Following the ruling of the Court of Justice of the European Union (CJEU), Geoffrey Hobbs QC has now given his decision on the appeal brought by the Chartered Institute of Patent Attorneys (CIPA) against the refusal of the Registrar of Trade Marks to register the word mark IP translator in the UK, based on the guidance given by the CJEU.


CIPA’s trade mark application for “education; providing of training; entertainment; sporting and cultural activities” in class 41 of the Nice Classification was originally refused by the UKIPO on the basis that such wording which consisted of the class 41 class heading could and should be interpreted to include all the services in that class. Since translation services is a sub-class listed in class 41 of the Nice Classification, the mark “IP translator” could not be registered because it was descriptive and there was no evidence that the mark had acquired a distinctive character through use in relation to translation services.

CIPA appealed and a reference was made to the CJEU.
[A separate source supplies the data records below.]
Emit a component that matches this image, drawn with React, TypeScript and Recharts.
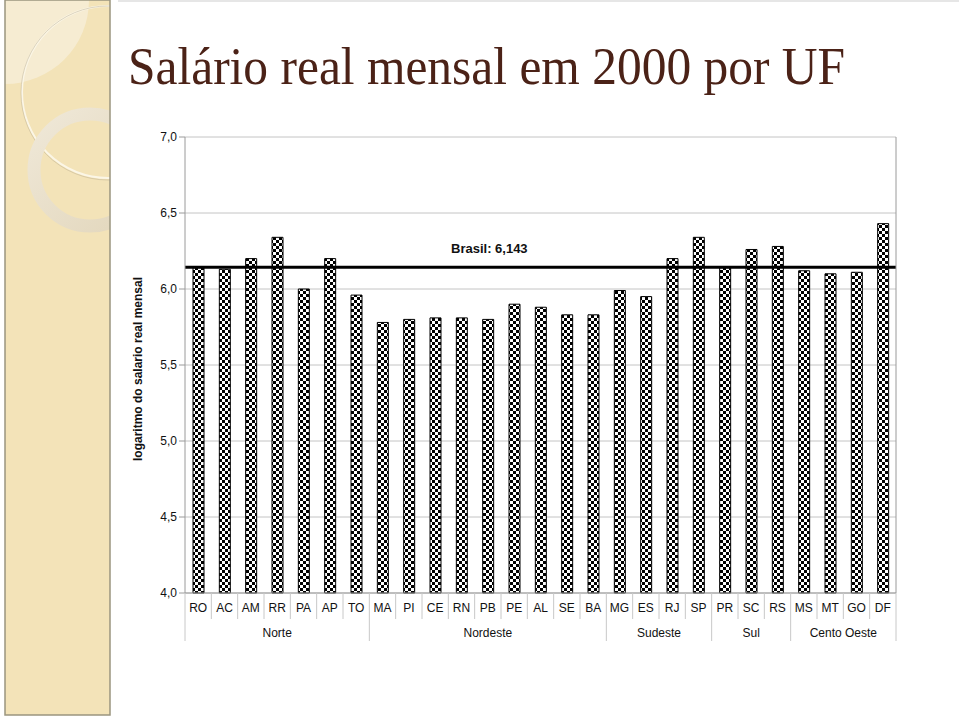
import React from 'react';
import {
  BarChart,
  Bar,
  XAxis,
  YAxis,
  CartesianGrid,
  ReferenceLine,
} from 'recharts';

// unidades da federação, na ordem do gráfico
const ufs = [
  'RO', 'AC', 'AM', 'RR', 'PA', 'AP', 'TO',
  'MA', 'PI', 'CE', 'RN', 'PB', 'PE', 'AL', 'SE', 'BA',
  'MG', 'ES', 'RJ', 'SP',
  'PR', 'SC', 'RS',
  'MS', 'MT', 'GO', 'DF',
];

// logaritmo do salário real mensal (2000)
const logSalario = [
  6.14, 6.13, 6.2, 6.34, 6.0, 6.2, 5.96,
  5.78, 5.8, 5.81, 5.81, 5.8, 5.9, 5.88, 5.83, 5.83,
  5.99, 5.95, 6.2, 6.34,
  6.14, 6.26, 6.28,
  6.12, 6.1, 6.11, 6.43,
];

const regioes = [
  { nome: 'Norte', inicio: 0, qtd: 7 },
  { nome: 'Nordeste', inicio: 7, qtd: 9 },
  { nome: 'Sudeste', inicio: 16, qtd: 4 },
  { nome: 'Sul', inicio: 20, qtd: 3 },
  { nome: 'Cento Oeste', inicio: 23, qtd: 4 },
];

const yTicks = [4, 4.5, 5, 5.5, 6, 6.5, 7];
const mediaBrasil = 6.143;

const data = ufs.map((uf, i) => ({ uf, valor: logSalario[i] }));

const W = 959;
const H = 718;
const X_AXIS_H = 60;
const Y_AXIS_W = 45;
const margin = { top: 137, right: 62, bottom: 125 - X_AXIS_H, left: 185 - Y_AXIS_W };
const plotW = W - 185 - 63;
const step = plotW / ufs.length;

const FONT = '"Liberation Sans", Arial, sans-serif';
const fmt = (v: number) => v.toFixed(1).replace('.', ',');

const UfTick = (props: any) => {
  const { x, y, payload } = props;
  const i = payload.index;
  const regiao = regioes.find((r) => r.inicio === i);
  const ultimo = i === ufs.length - 1;
  return (
    <g>
      <line
        x1={x - step / 2}
        x2={x - step / 2}
        y1={y}
        y2={regiao ? y + 48 : y + 26}
        stroke="#c8c8c8"
      />
      {ultimo && (
        <line x1={x + step / 2} x2={x + step / 2} y1={y} y2={y + 48} stroke="#c8c8c8" />
      )}
      <text x={x} y={y + 19} textAnchor="middle" fontSize={12} fontFamily={FONT} fill="#111">
        {payload.value}
      </text>
      {regiao && (
        <text
          x={x + ((regiao.qtd - 1) / 2) * step}
          y={y + 44}
          textAnchor="middle"
          fontSize={12}
          fontFamily={FONT}
          fill="#111"
        >
          {regiao.nome}
        </text>
      )}
    </g>
  );
};

const BrasilLabel = (props: any) => {
  const { viewBox } = props;
  return (
    <text
      x={viewBox.x + viewBox.width * 0.428}
      y={viewBox.y - 14}
      textAnchor="middle"
      fontSize={13}
      fontWeight="bold"
      fontFamily={FONT}
      fill="#111"
    >
      Brasil: 6,143
    </text>
  );
};

const YLabel = (props: any) => {
  const { viewBox } = props;
  const cx = viewBox.x - 2;
  const cy = viewBox.y + viewBox.height / 2 + 4;
  return (
    <text
      x={cx}
      y={cy}
      transform={`rotate(-90, ${cx}, ${cy})`}
      textAnchor="middle"
      dominantBaseline="central"
      fontSize={12}
      fontWeight="bold"
      fontFamily={FONT}
      fill="#111"
    >
      logaritmo do salario real mensal
    </text>
  );
};

const Painel = () => (
  <svg width={120} height={H} style={{ position: 'absolute', left: 0, top: 0 }}>
    <defs>
      <clipPath id="painelClip">
        <rect x={5} y={0} width={105} height={715} />
      </clipPath>
      <linearGradient id="anel" x1="0" y1="0" x2="1" y2="1">
        <stop offset="0" stopColor="#efe8d8" />
        <stop offset="1" stopColor="#e2d6bb" />
      </linearGradient>
    </defs>
    <rect x={5} y={0} width={105} height={715} fill="#f3e3b8" />
    <g clipPath="url(#painelClip)">
      <circle cx={5} cy={0} r={84} fill="#f6ecd2" />
      <circle cx={108} cy={92} r={86} fill="none" stroke="#fbf6e6" strokeWidth={2} />
      <circle cx={108} cy={93} r={87} fill="none" stroke="#b9ad8f" strokeWidth={0.8} opacity={0.6} />
      <circle cx={90} cy={170} r={56} fill="none" stroke="url(#anel)" strokeWidth={13} />
    </g>
    <rect x={5} y={0} width={105} height={715} fill="none" stroke="#9a957f" strokeWidth={1.5} />
  </svg>
);

export default function App() {
  return (
    <div
      style={{
        position: 'absolute',
        left: 0,
        top: 0,
        width: W,
        height: H,
        background: '#fff',
        overflow: 'hidden',
      }}
    >
      <Painel />
      <div style={{ position: 'absolute', left: 118, top: 0, width: W - 118, height: 2, background: '#e6e6e6' }} />
      <svg width={W} height={110} style={{ position: 'absolute', left: 0, top: 0 }}>
        <text
          x={128}
          y={84}
          fontSize={52}
          fontFamily='"Liberation Serif", "Times New Roman", serif'
          fill="#4b2217"
          textLength={717}
          lengthAdjust="spacingAndGlyphs"
        >
          Salário real mensal em 2000 por UF
        </text>
      </svg>
      <div style={{ position: 'absolute', left: 0, top: 0 }}>
        <BarChart width={W} height={H} data={data} margin={margin} barCategoryGap={0}>
          <defs>
            <pattern id="xadrez" width={6} height={6} patternUnits="userSpaceOnUse">
              <rect width={6} height={6} fill="#fff" />
              <rect width={3} height={3} fill="#000" />
              <rect x={3} y={3} width={3} height={3} fill="#000" />
            </pattern>
          </defs>
          <CartesianGrid vertical={false} stroke="#c4c4c4" />
          <XAxis
            dataKey="uf"
            interval={0}
            tickLine={false}
            tickSize={0}
            tickMargin={0}
            height={X_AXIS_H}
            axisLine={{ stroke: '#9a9a9a' }}
            tick={<UfTick />}
          />
          <YAxis
            domain={[4, 7]}
            ticks={yTicks}
            interval={0}
            width={Y_AXIS_W}
            tickFormatter={fmt}
            tick={{ fontSize: 12, fontFamily: FONT, fill: '#111' }}
            tickLine={{ stroke: '#9a9a9a' }}
            axisLine={{ stroke: '#9a9a9a' }}
            label={<YLabel />}
          />
          <YAxis
            yAxisId="borda"
            orientation="right"
            domain={[4, 7]}
            width={1}
            tick={false}
            tickLine={false}
            axisLine={{ stroke: '#9a9a9a' }}
          />
          <Bar
            dataKey="valor"
            barSize={11}
            fill="url(#xadrez)"
            stroke="#000"
            strokeWidth={1}
            isAnimationActive={false}
          />
          <ReferenceLine
            y={mediaBrasil}
            stroke="#000"
            strokeWidth={3}
            label={<BrasilLabel />}
          />
        </BarChart>
      </div>
    </div>
  );
}
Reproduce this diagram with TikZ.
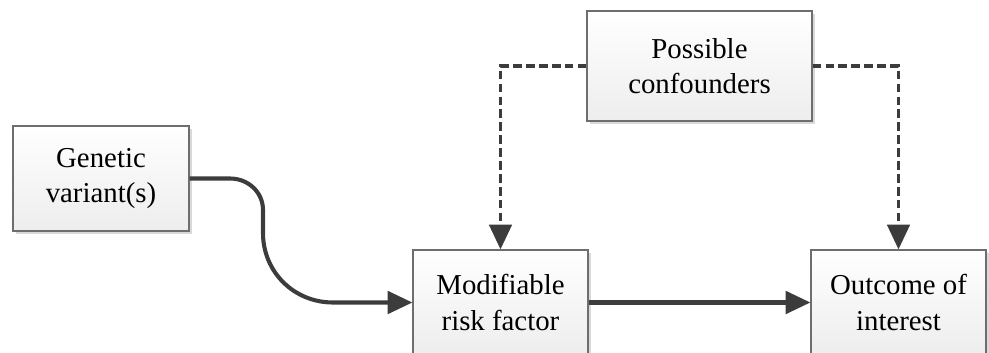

The CJEU ruled that there is a legal requirement for the various goods and services covered by a trade mark application to be identified by the applicant with clarity and precision. In practice this means that an applicant for a national trade mark who uses all the general indications of a particular class heading of the Nice Classification to identify the goods or services for which the trade mark is sought must specify whether the application for registration is intended to cover all the goods or services included in the alphabetical list of that class or only some of those goods or services. If the application concerns only some of those goods or services, the applicant is required to specify which of the goods or services in that class are intended to be covered.

Current position

Geoffrey Hobbs QC has now applied the CJEU’s ruling and given his decision. In doing so, the original decision of the UKIPO to refuse the application was set aside and the application was remitted back to the UKIPO. A direction was also given that CIPA must confirm that the words of identification of the services for which it sought registration did not seek to cover anything which did not fall within the natural and ordinary meaning of those words as written and recorded in the application. The trade mark application will now be processed further by the UKIPO in the usual way.